Standing at a lectern in front of the university motto "constant self-improvement, strong social virtue", the American President spoke of US moral superiority and values.

Some Chinese textbooks still gave "misleading and harmful" ideas about the United States, Mr Bush said in his speech, translated and televised live on three state channels.

"My friend, the ambassador to China, tells me some Chinese textbooks talk of Americans 'bullying the weak and repressing the poor'," he told more than 200 invited students at Beijing's élite Qinghua university. "Another Chinese textbook, published just last year, teaches that special agents of the FBI are used to 'repress the working people'. Now, neither of these is true."

He said: "Recognising the desires of the individual in the marketplace is part of a free society. With that freedom comes other freedoms. We are a free nation, where men and women have the opportunity to achieve their dreams.
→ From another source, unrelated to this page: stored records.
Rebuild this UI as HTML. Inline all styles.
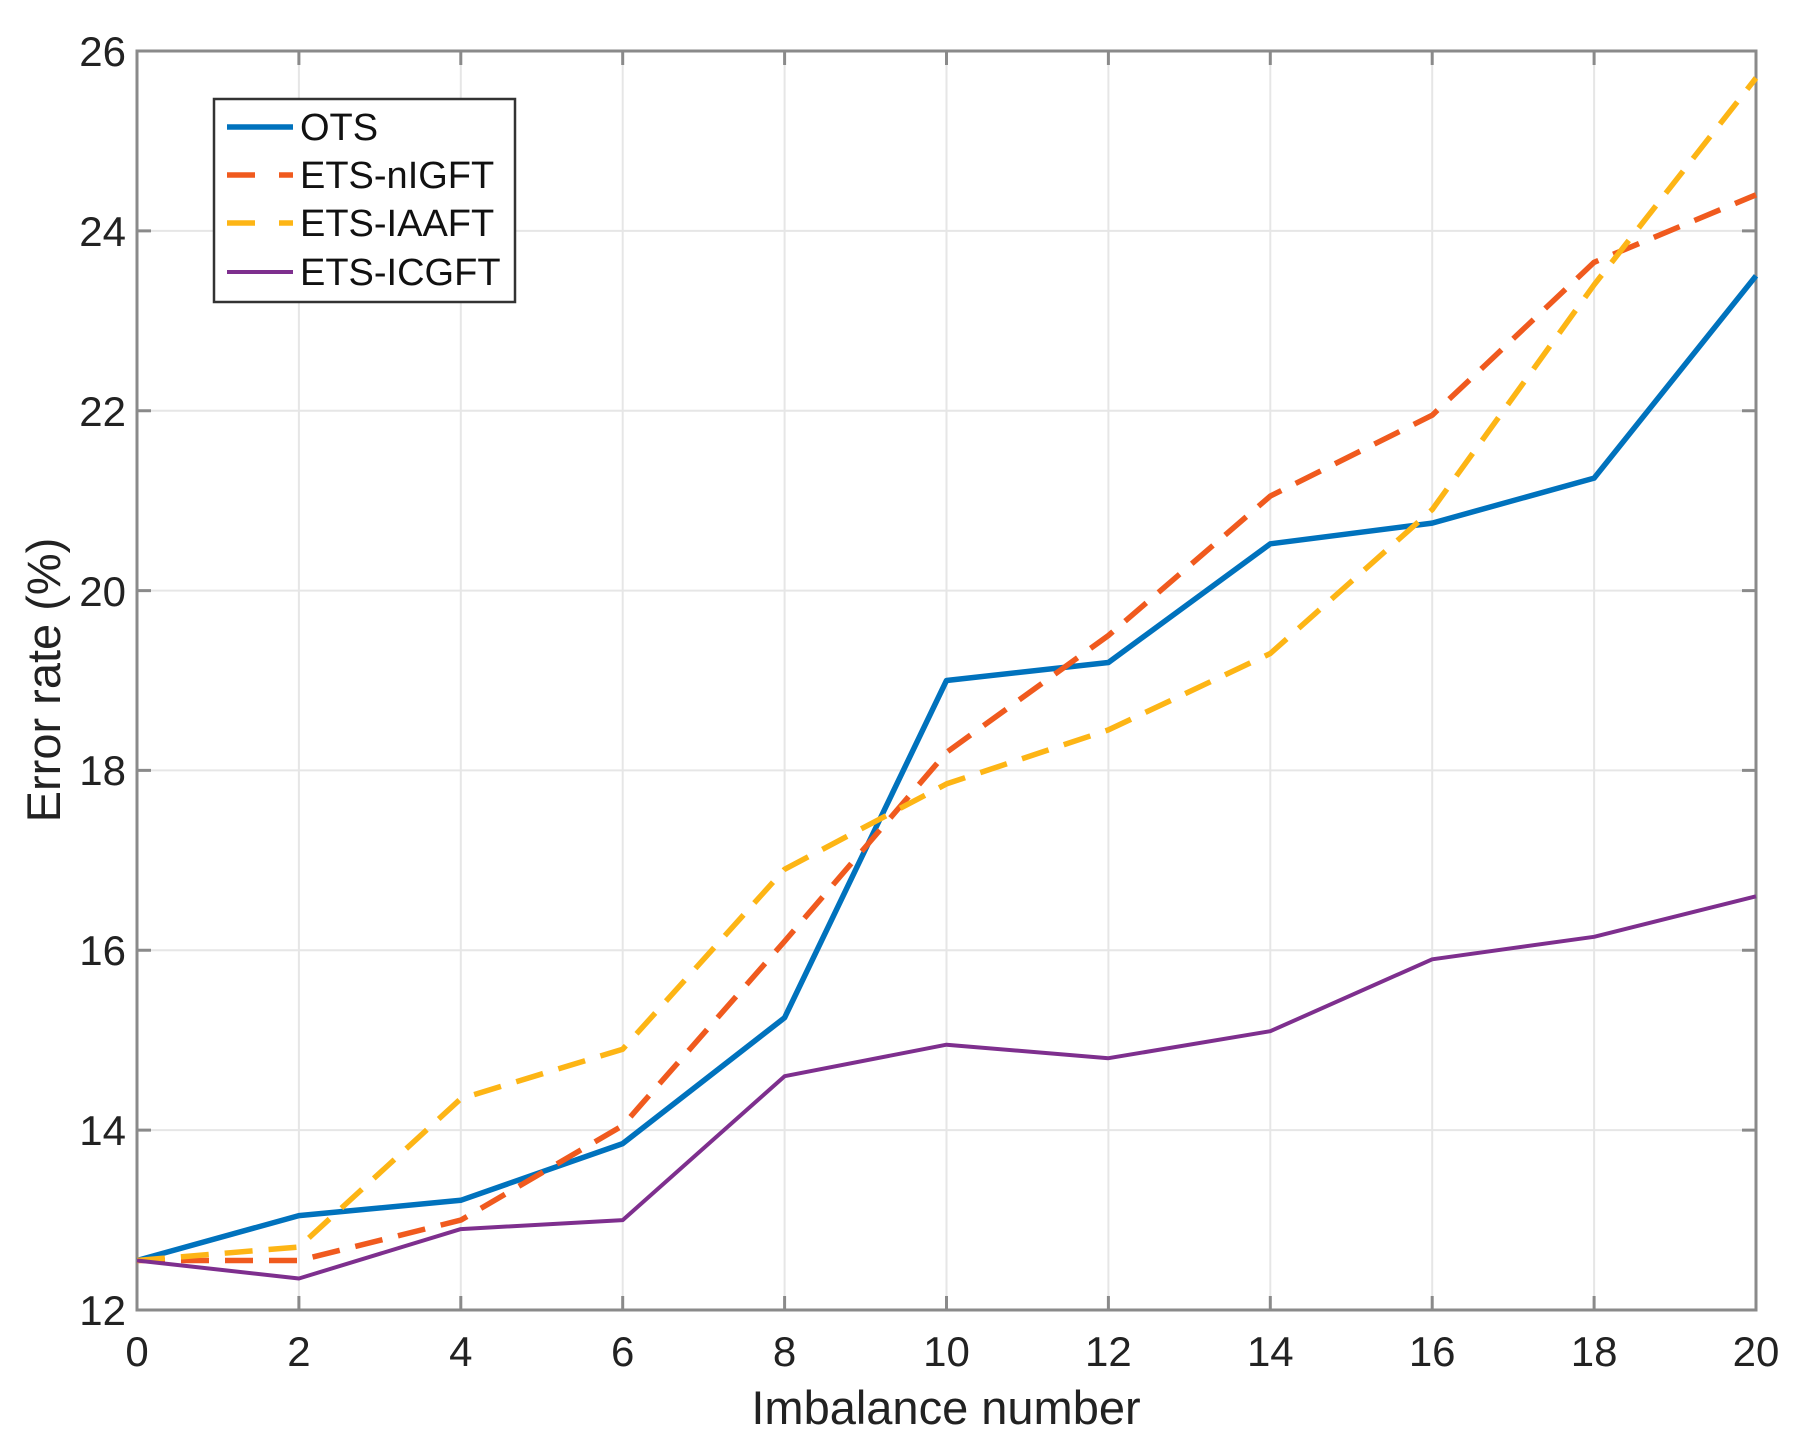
<!DOCTYPE html>
<html><head><style>body{margin:0;background:#fff}</style></head><body>
<svg width="1808" height="1451" xmlns="http://www.w3.org/2000/svg" font-family="Liberation Sans, sans-serif">
<rect width="1808" height="1451" fill="#fff"/>
<g stroke="#e6e6e6" stroke-width="2">
<line x1="298.9" x2="298.9" y1="51" y2="1310"/><line x1="460.8" x2="460.8" y1="51" y2="1310"/><line x1="622.7" x2="622.7" y1="51" y2="1310"/><line x1="784.6" x2="784.6" y1="51" y2="1310"/><line x1="946.5" x2="946.5" y1="51" y2="1310"/><line x1="1108.4" x2="1108.4" y1="51" y2="1310"/><line x1="1270.3" x2="1270.3" y1="51" y2="1310"/><line x1="1432.2" x2="1432.2" y1="51" y2="1310"/><line x1="1594.1" x2="1594.1" y1="51" y2="1310"/>
<line x1="137" x2="1756" y1="1130.1" y2="1130.1"/><line x1="137" x2="1756" y1="950.3" y2="950.3"/><line x1="137" x2="1756" y1="770.4" y2="770.4"/><line x1="137" x2="1756" y1="590.6" y2="590.6"/><line x1="137" x2="1756" y1="410.7" y2="410.7"/><line x1="137" x2="1756" y1="230.9" y2="230.9"/>
</g>
<rect x="137" y="51" width="1619" height="1259" fill="none" stroke="#8a8a8a" stroke-width="3"/>
<g stroke="#8a8a8a" stroke-width="3">
<path d="M298.9 1310v-14M460.8 1310v-14M622.7 1310v-14M784.6 1310v-14M946.5 1310v-14M1108.4 1310v-14M1270.3 1310v-14M1432.2 1310v-14M1594.1 1310v-14M298.9 51v14M460.8 51v14M622.7 51v14M784.6 51v14M946.5 51v14M1108.4 51v14M1270.3 51v14M1432.2 51v14M1594.1 51v14"/>
<path d="M137 1130.1h14M137 950.3h14M137 770.4h14M137 590.6h14M137 410.7h14M137 230.9h14M1756 1130.1h-14M1756 950.3h-14M1756 770.4h-14M1756 590.6h-14M1756 410.7h-14M1756 230.9h-14"/>
</g>
<g font-size="42" fill="#222" text-anchor="middle">
<text x="137" y="1366">0</text><text x="298.9" y="1366">2</text><text x="460.8" y="1366">4</text><text x="622.7" y="1366">6</text><text x="784.6" y="1366">8</text><text x="946.5" y="1366">10</text><text x="1108.4" y="1366">12</text><text x="1270.3" y="1366">14</text><text x="1432.2" y="1366">16</text><text x="1594.1" y="1366">18</text><text x="1756" y="1366">20</text>
</g>
<g font-size="42" fill="#222" text-anchor="end">
<text x="126" y="1325">12</text><text x="126" y="1145">14</text><text x="126" y="965">16</text><text x="126" y="785">18</text><text x="126" y="606">20</text><text x="126" y="426">22</text><text x="126" y="246">24</text><text x="126" y="66">26</text>
</g>
<text x="946" y="1424" font-size="47" text-anchor="middle" fill="#222">Imbalance number</text>
<text transform="translate(60,680) rotate(-90)" font-size="47" text-anchor="middle" fill="#222">Error rate (%)</text>
<g fill="none" stroke-linejoin="round">
<polyline stroke="#0072bd" stroke-width="5.5" points="137,1260.5 298.9,1215.6 460.8,1200.3 622.7,1143.6 784.6,1017.7 946.5,680.5 1108.4,662.5 1270.3,543.8 1432.2,523.1 1594.1,478.1 1756,275.8"/>
<polyline stroke="#f05a1e" stroke-width="5.5" stroke-dasharray="28,16" points="137,1260.5 298.9,1260.5 460.8,1220.1 622.7,1125.6 784.6,941.3 946.5,752.4 1108.4,635.5 1270.3,496.1 1432.2,415.2 1594.1,262.3 1756,194.8"/>
<polyline stroke="#fdb515" stroke-width="5.5" stroke-dasharray="28,16" points="137,1260.5 298.9,1247 460.8,1098.7 622.7,1049.2 784.6,869.3 946.5,783.9 1108.4,729.9 1270.3,653.5 1432.2,509.6 1594.1,284.8 1756,78"/>
<polyline stroke="#7e2f8e" stroke-width="4" points="137,1260.5 298.9,1278.5 460.8,1229.1 622.7,1220.1 784.6,1076.2 946.5,1044.7 1108.4,1058.2 1270.3,1031.2 1432.2,959.3 1594.1,936.8 1756,896.3"/>
</g>
<rect x="214" y="99" width="301" height="203" fill="#fff" stroke="#333" stroke-width="2.5"/>
<line x1="227" x2="293" y1="127" y2="127" stroke="#0072bd" stroke-width="5.5"/>
<line x1="227" x2="293" y1="175" y2="175" stroke="#f05a1e" stroke-width="5.5" stroke-dasharray="28,24"/>
<line x1="227" x2="293" y1="223" y2="223" stroke="#fdb515" stroke-width="5.5" stroke-dasharray="28,24"/>
<line x1="227" x2="293" y1="272" y2="272" stroke="#7e2f8e" stroke-width="4"/>
<g font-size="38" fill="#111">
<text x="300" y="140">OTS</text><text x="300" y="188">ETS-nIGFT</text><text x="300" y="236">ETS-IAAFT</text><text x="300" y="285">ETS-ICGFT</text>
</g>
</svg>
</body></html>
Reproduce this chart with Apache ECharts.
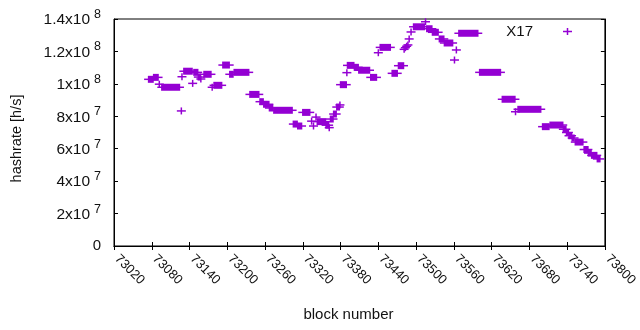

"Life in America shows that liberty, paired with law, is not to be feared. In a free society, diversity is not disorder, debate is not strife, and dissent is not revolution."

Mr Bush said that 95 per cent of Americans believed in God. "My prayer is that all persecution will end, so that all in China are free to gather and worship as they wish," he said.

Answering sometimes tough questions from his student audience, on such issues as Taiwan and missile defence, Mr Bush singled out a woman in a red pullover to emphasise a point about a demand-led market economy.

"You made the decision to wear a beautiful red sweater," he told her. "And when you made the decision, somebody made it [the sweater]."

He brushed aside one student's attempt to corner him on US crime, poverty and juvenile delinquency, by saying: "The long-term solution is to make sure the education system works for everybody." At the end of his speech, in which he also urged the Chinese Communist Party to speed up democratic reform, Mr Bush won warm applause.

Meanwhile, the Chinese government arrested 47 Christians in Beijing on the first day of President Bush's visit. Fifteen of those arrested were still retained last night while the rest were released after police questioning, the Information Centre for Human Rights and Democracy said yesterday.